** Task instructions **
Starting with the first line of the listing, quote each line exactly until and including the one with "y_ticks = [0, 10, 20, 30, 40]", leaving pictures out.
○ ○ ○ ○
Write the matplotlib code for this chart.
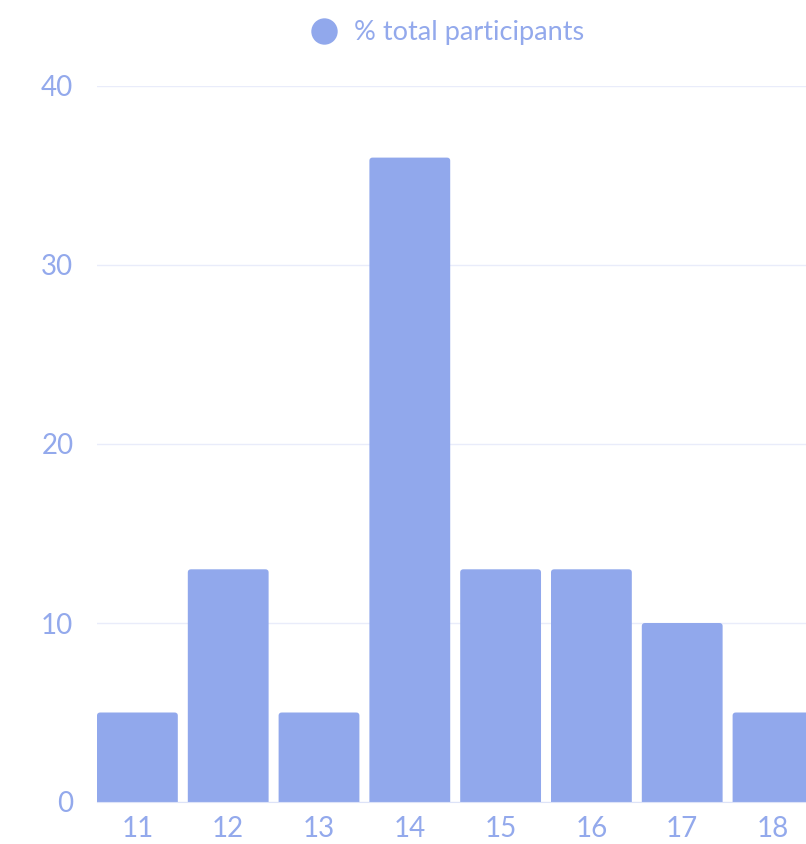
import matplotlib.pyplot as plt
from matplotlib.patches import FancyBboxPatch
from matplotlib.lines import Line2D

ages = ["11", "12", "13", "14", "15", "16", "17", "18"]
percent = [5, 13, 5, 36, 13, 13, 10, 5]
y_ticks = [0, 10, 20, 30, 40]

bar_color = "#91a8ec"
text_color = "#93a9ec"
grid_color = "#e9ecfa"

plt.rcParams['font.family'] = ['Lato', 'DejaVu Sans']

fig = plt.figure(figsize=(8.06, 8.44), dpi=100)
ax = fig.add_axes([97 / 806, 42 / 844, 709 / 806, 716 / 844])

width = 0.89
for i, v in enumerate(percent):
    # rounded box that starts below zero, so only the top corners show
    ax.add_patch(FancyBboxPatch((i - width / 2, -0.5), width, v + 0.5,
                                boxstyle="round,pad=0,rounding_size=0.035",
                                mutation_aspect=5.0,
                                facecolor=bar_color, edgecolor="none", zorder=3))

ax.set_xlim(-width / 2, -width / 2 + 709 / 90.8)
ax.set_ylim(0, 40)
ax.set_xticks(range(len(ages)))
ax.set_xticklabels(ages)
ax.set_yticks(y_ticks)

ax.grid(axis='y', color=grid_color, linewidth=1, zorder=0)
for s in ["top", "right", "left"]:
    ax.spines[s].set_visible(False)
ax.spines["bottom"].set_color("#dde3f8")
ax.spines["bottom"].set_zorder(4)
ax.tick_params(axis='both', length=0, labelsize=20, labelcolor=text_color)
ax.tick_params(axis='x', pad=10)
ax.tick_params(axis='y', pad=17)

handle = Line2D([], [], marker='o', linestyle='none', markersize=19,
                markerfacecolor=bar_color, markeredgecolor='none')
fig.legend([handle], ["% total participants"], loc='center',
           bbox_to_anchor=(0.553, 0.961), frameon=False, fontsize=19.5,
           labelcolor=text_color, handletextpad=0.5, handlelength=1.2)

plt.savefig("out.png", dpi=100)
○ ○ ○ ○
** Result for this task **
Write the matplotlib code for this chart.
import matplotlib.pyplot as plt
from matplotlib.patches import FancyBboxPatch
from matplotlib.lines import Line2D

ages = ["11", "12", "13", "14", "15", "16", "17", "18"]
percent = [5, 13, 5, 36, 13, 13, 10, 5]
y_ticks = [0, 10, 20, 30, 40]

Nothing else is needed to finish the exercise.